Making work pay in the 21st Century economy
The middle class is the great engine of the American economy. But today that engine is sputtering and as a result, both American families and the economy are struggling.
The wages of most workers have been stuck in neutral for 30 years. More and more Americans—even those with college degrees—are toiling in jobs that do not pay enough to support their families in dignity and offer hope of a brighter future. And the jobs that will grow the most in the next decade are low wage, stripped of benefits and requiring no more than a high school diploma. Unless our nation focuses on making today’s jobs better and tomorrow’s jobs good, the long-term prospects for our families’ well-being and the national economy are bleak.
Our nation grew in prosperity and opportunity in the 20th century as our government, business and labor worked together to promote policies to build the middle class, founded on earning decent wages and benefits and broadly sharing in the nation’s growing prosperity. But in the past 30 years, the picture has been turned upside down.The poorest fifth got poorer and middle-income families gained very little, with only upper income Americans seeing significant increases in pay.
The growing number of low-wage jobs do not come with basics like paid sick days to allow workers to care for themselves or their families. And only a small proportion of Americans can take time off from work to care for a newborn child or a sick family member, without losing their entire paycheck.
As we inch out of the Great Recession of 2009, the majority (58%) of the jobs that have been regained are low wage. When we look forward, the prospects are no better. Eight of the 10 high-growth jobs—covering four million workers—require no more than a high school education.
Rebuilding the great American middle class in the 21st century will once again take deliberate action by the American people, through our government and by businesses that understand—even in the global economy—that our mutual long-term prosperity depends on treating workers everywhere with dignity and giving them the means to a decent standard of living. It will mean taking a u-turn from the policies of the past 30 years, which have squeezed workers in the pursuit of short-term profits, slowly hollowing out the middle class on which our long-term prosperity is built.

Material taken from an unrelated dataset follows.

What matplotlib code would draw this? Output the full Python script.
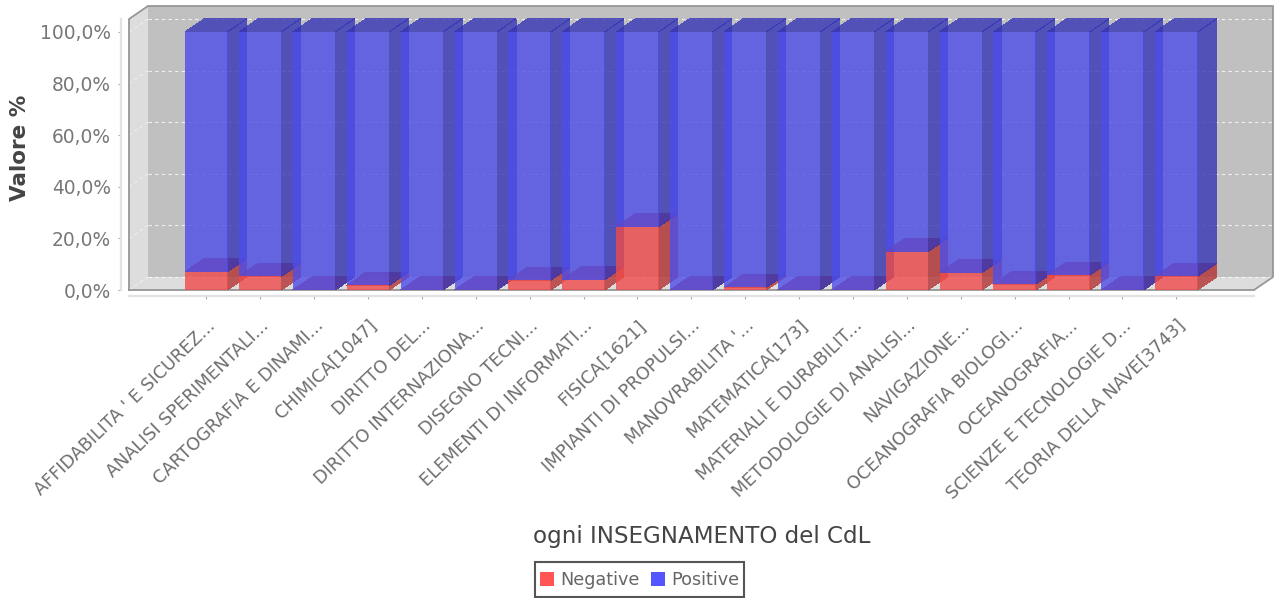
import matplotlib
matplotlib.use('Agg')
import matplotlib.pyplot as plt
from matplotlib.patches import Polygon, Patch, Rectangle

categories = ["AFFIDABILITA ' E SICUREZ...", "ANALISI SPERIMENTALI...", "CARTOGRAFIA E DINAMI...",
              "CHIMICA[1047]", "DIRITTO DEL...", "DIRITTO INTERNAZIONA...", "DISEGNO TECNI...",
              "ELEMENTI DI INFORMATI...", "FISICA[1621]", "IMPIANTI DI PROPULSI...",
              "MANOVRABILITA '...", "MATEMATICA[173]", "MATERIALI E DURABILIT...",
              "METODOLOGIE DI ANALISI...", "NAVIGAZIONE...", "OCEANOGRAFIA BIOLOGI...",
              "OCEANOGRAFIA...", "SCIENZE E TECNOLOGIE D...", "TEORIA DELLA NAVE[3743]"]
negative = [7.1, 5.3, 0, 1.8, 0, 0, 3.8, 4.0, 24.5, 0, 1.0, 0, 0, 14.9, 6.7, 2.3, 5.8, 0, 5.3]
positive = [100 - v for v in negative]
yticks = [0, 20, 40, 60, 80, 100]

# sizes in pixels of the reference
W, H = 1274, 598
dx = 19 / 53.9   # depth of the 3d effect, category units
dy = 13 / 2.58   # same, percent units
bar_w = 42.5 / 53.9
ymax = 105
xmin, xmax = -1.434, 19.44

fig = plt.figure(figsize=(W / 100, H / 100), dpi=100)
ax = fig.add_axes([129 / W, 1 - 290 / H, (1254 - 129) / W, (290 - 19) / H])
ax.set_xlim(xmin, xmax)
ax.set_ylim(0, ymax)
ax.patch.set_visible(False)


def poly(pts, color, alpha=1.0, z=1, **kw):
    ax.add_patch(Polygon(pts, closed=True, facecolor=color, alpha=alpha, zorder=z,
                         edgecolor='none', clip_on=False, **kw))


# walls
wall = '#c0c0c0'
poly([(xmin + dx, dy), (xmax + dx, dy), (xmax + dx, ymax + dy), (xmin + dx, ymax + dy)], wall)
poly([(xmin, 0), (xmin + dx, dy), (xmin + dx, ymax + dy), (xmin, ymax)], '#dddddd')
poly([(xmin, 0), (xmax, 0), (xmax + dx, dy), (xmin + dx, dy)], '#dddddd')

# grid on the walls
for v in yticks:
    ax.plot([xmin + dx, xmax + dx], [v + dy, v + dy], color='white', lw=0.8, ls=(0, (3, 3)),
            zorder=2, clip_on=False, alpha=0.8)
    ax.plot([xmin, xmin + dx], [v, v + dy], color='white', lw=0.8, ls=(0, (3, 3)),
            zorder=2, clip_on=False, alpha=0.5)

# outline
edge = '#969696'
ax.plot([xmin, xmin, xmin + dx, xmax + dx, xmax + dx, xmax, xmin],
        [0, ymax, ymax + dy, ymax + dy, dy, 0, 0], color=edge, lw=1.3, zorder=3, clip_on=False)

# bars, red block then blue block on top of it
A = 0.8
for i in range(len(categories)):
    left = i - bar_w / 2
    right = i + bar_w / 2
    for base, val, front, side, top in [(0, negative[i], '#f04b4b', '#b33232', '#b33232'),
                                        (negative[i], positive[i], '#4d4dea', '#3535b5', '#3535b5')]:
        end = base + val
        z = 4 + i * 0.01
        poly([(right, base), (right + dx, base + dy), (right + dx, end + dy), (right, end)], side, A, z, antialiased=False)
        poly([(left, end), (right, end), (right + dx, end + dy), (left + dx, end + dy)], top, A, z, antialiased=False)
        poly([(left, base), (right, base), (right, end), (left, end)], front, A, z + 0.001, antialiased=False)

# axes
for s in ['top', 'right']:
    ax.spines[s].set_visible(False)
ax.spines['bottom'].set_position(('outward', 4.3))
ax.spines['left'].set_position(('outward', 5.8))
for s in ['bottom', 'left']:
    ax.spines[s].set_color('#e2e2e2')
    ax.spines[s].set_linewidth(1.6)

ax.set_yticks(yticks)
ax.set_yticklabels(['%d,0%%' % v for v in yticks], fontsize=13.4, color='#777777')
ax.set_xticks(range(len(categories)))
ax.set_xticklabels(categories, rotation=44, ha='right', rotation_mode='anchor',
                   fontsize=12.7, color='#6e6e6e')
ax.tick_params(axis='both', length=2.2, width=0.8, color='#aaaaaa')
ax.tick_params(axis='y', pad=5)
ax.tick_params(axis='x', pad=12.5)

fig.text(20 / W, 1 - 148 / H, 'Valore %', rotation=90, fontsize=15.5, fontweight='bold',
         color='#444444', ha='center', va='center')
fig.text(702 / W, 1 - 537 / H, 'ogni INSEGNAMENTO del CdL', fontsize=16.6, color='#444444',
         ha='center', va='center')

handles = [Patch(facecolor='#ff5555', label='Negative'), Patch(facecolor='#5555ff', label='Positive')]
leg = fig.legend(handles=handles, ncol=2, loc='center', bbox_to_anchor=(639.5 / W, 1 - 580 / H),
                 fontsize=12.7, frameon=False, handlelength=0.8, handleheight=0.8,
                 handletextpad=0.35, columnspacing=0.65, borderpad=0.3, borderaxespad=0,
                 labelcolor='#666666')
fig.add_artist(Rectangle((535 / W, 1 - 597 / H), 209 / W, 35 / H, transform=fig.transFigure,
                         facecolor='none', edgecolor='#555555', lw=1.5))

fig.savefig('out.png', dpi=100)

10 Ways to Rebuild the Middle Class for Hard Working Americans: Making Work Pay in the 21st Century lays out a road map for this u-turn. We describe common sense policies towards making today’s jobs better and tomorrow’s jobs good. The core value guiding this road map is that work lies at the center of a robust and sustainable economy; that all work has dignity; and that through work, all of us should be able to support our families, educate our children and enjoy our retirements.